- _Task details_: Check the listing below line by line and report how many lines hold "chart", with no other words.

- _Data segment_:
○ ○ ○ ○ ○ ○ ○

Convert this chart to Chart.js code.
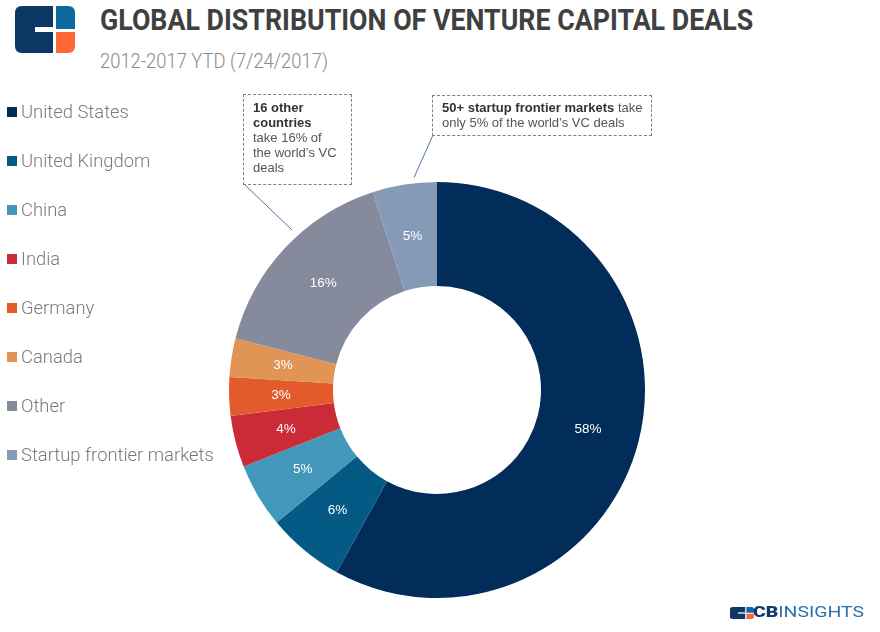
<!DOCTYPE html>
<html>
<head>
<meta charset="utf-8">
<script src="https://cdn.jsdelivr.net/npm/chart.js@4.4.1/dist/chart.umd.min.js"></script>
<style>
  html, body { margin: 0; padding: 0; background: #fff; }
  body { width: 880px; height: 632px; position: relative; overflow: hidden; font-family: Roboto, sans-serif; }
  #chart { position: absolute; left: 0; top: 0; }
  .fit { position: absolute; white-space: nowrap; transform-origin: 0 0; }
  #title { left: 100px; top: 6px; font: 700 29px/29px Roboto, sans-serif; color: #404040; }
  #subtitle { left: 100px; top: 51px; font: 300 20px/20px Roboto, sans-serif; color: #8a8a8a; }
  .legend-row { position: absolute; left: 7px; height: 20px; display: flex; align-items: center;
    font: 300 18.4px/20px Roboto, sans-serif; color: #7a7a7a; white-space: nowrap; }
  .legend-row i { display: inline-block; width: 10px; height: 10px; margin-right: 4px; }
  .callout { position: absolute; box-sizing: border-box; border: 1px dashed #808080;
    font: 13px/15px "Liberation Sans", Arial, sans-serif; color: #555; }
  .callout b { color: #333; }
  #footer { left: 753px; top: 604px; font: 400 14px/16px Roboto, sans-serif; color: #2a72ad; }
  #footer b { color: #0c3a6b; font-weight: 900; }
</style>
</head>
<body>
<svg width="80" height="60" style="position:absolute;left:0;top:0">
  <path d="M22,6 H53 V53 H22 Q15,53 15,46 V13 Q15,6 22,6 Z" fill="#0d3764"/>
  <rect x="35" y="27" width="18" height="5" fill="#fff"/>
  <path d="M56,6 H68 Q75,6 75,13 V29 H56 Z" fill="#0d6aa0"/>
  <path d="M56,32 H75 V46 Q75,53 68,53 H56 Z" fill="#fd6835"/>
</svg>
<div id="title" class="fit">GLOBAL DISTRIBUTION OF VENTURE CAPITAL DEALS</div>
<div id="subtitle" class="fit">2012-2017 YTD (7/24/2017)</div>

<canvas id="chart" width="880" height="632"></canvas>
<div id="legend"></div>

<div class="callout" style="left:243px;top:94px;width:109px;height:91px;padding:5px 0 0 9px">
  <b>16 other<br>countries</b><br>take 16% of<br>the world’s VC<br>deals
</div>
<div class="callout" style="left:432px;top:95px;width:220px;height:41px;padding:4px 0 0 9px">
  <b>50+ startup frontier markets</b> take<br>only 5% of the world’s VC deals
</div>

<svg width="24" height="12" viewBox="0 0 60 47" preserveAspectRatio="none" style="position:absolute;left:730px;top:607px">
  <path d="M7,0 H38 V47 H7 Q0,47 0,40 V7 Q0,0 7,0 Z" fill="#0d3764"/>
  <rect x="20" y="21" width="18" height="5" fill="#fff"/>
  <path d="M41,0 H53 Q60,0 60,7 V23 H41 Z" fill="#0d6aa0"/>
  <path d="M41,26 H60 V40 Q60,47 53,47 H41 Z" fill="#fd6835"/>
</svg>
<div id="footer" class="fit"><b>CB</b>INSIGHTS</div>

<script>
const countries = ['United States', 'United Kingdom', 'China', 'India', 'Germany', 'Canada', 'Other', 'Startup frontier markets'];
const shares = [58, 6, 5, 4, 3, 3, 16, 5];
const colours = ['#022d5b', '#045985', '#4398ba', '#cb2b37', '#e35a2b', '#e09455', '#858a9c', '#859ab7'];

// stretch or squeeze a text block to the width it has in the picture
function fitWidth(id, w) {
    const el = document.getElementById(id);
    el.style.transform = 'scaleX(' + (w / el.offsetWidth) + ')';
}
fitWidth('title', 653);
fitWidth('subtitle', 228);
fitWidth('footer', 111);

// legend on the left
const legend = document.getElementById('legend');
countries.forEach((name, i) => {
    const row = document.createElement('div');
    row.className = 'legend-row';
    row.style.top = (102 + 49 * i) + 'px';
    row.innerHTML = '<i style="background:' + colours[i] + '"></i>' + name;
    legend.appendChild(row);
});

// percentage text in the middle of each slice
const sliceLabels = {
    id: 'sliceLabels',
    afterDatasetsDraw(chart) {
        const ctx = chart.ctx;
        const meta = chart.getDatasetMeta(0);
        ctx.save();
        ctx.font = '13.5px "Liberation Sans", Arial, sans-serif';
        ctx.fillStyle = '#fff';
        ctx.textAlign = 'center';
        ctx.textBaseline = 'middle';
        meta.data.forEach((arc, i) => {
            const p = arc.tooltipPosition();
            ctx.fillText(shares[i] + '%', p.x, p.y);
        });
        ctx.restore();
    }
};

// thin lines from the dashed boxes to their slices
const leaderLines = {
    id: 'leaderLines',
    afterDraw(chart, args, opts) {
        const ctx = chart.ctx;
        const meta = chart.getDatasetMeta(0);
        ctx.save();
        ctx.strokeStyle = '#4f739b';
        ctx.lineWidth = 1;
        opts.lines.forEach(l => {
            const arc = meta.data[l.index];
            const a = arc.startAngle + (arc.endAngle - arc.startAngle) * l.at;
            const r = arc.outerRadius + l.gap;
            ctx.beginPath();
            ctx.moveTo(l.from[0], l.from[1]);
            ctx.lineTo(arc.x + r * Math.cos(a), arc.y + r * Math.sin(a));
            ctx.stroke();
        });
        ctx.restore();
    }
};

new Chart(document.getElementById('chart'), {
    type: 'doughnut',
    data: {
        labels: countries,
        datasets: [{
            data: shares,
            backgroundColor: colours,
            borderWidth: 0
        }]
    },
    options: {
        responsive: false,
        animation: false,
        events: [],
        cutout: '50%',
        layout: {
            padding: { left: 229, right: 235, top: 182, bottom: 34 }
        },
        plugins: {
            legend: { display: false },
            tooltip: { enabled: false },
            leaderLines: {
                lines: [
                    { index: 6, from: [244, 184], at: 0.58, gap: 8 },
                    { index: 7, from: [433, 135], at: 0.66, gap: 6 }
                ]
            }
        }
    },
    plugins: [sliceLabels, leaderLines]
});
</script>
</body>
</html>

○ ○ ○ ○ ○ ○ ○

- _Worked answer_: 11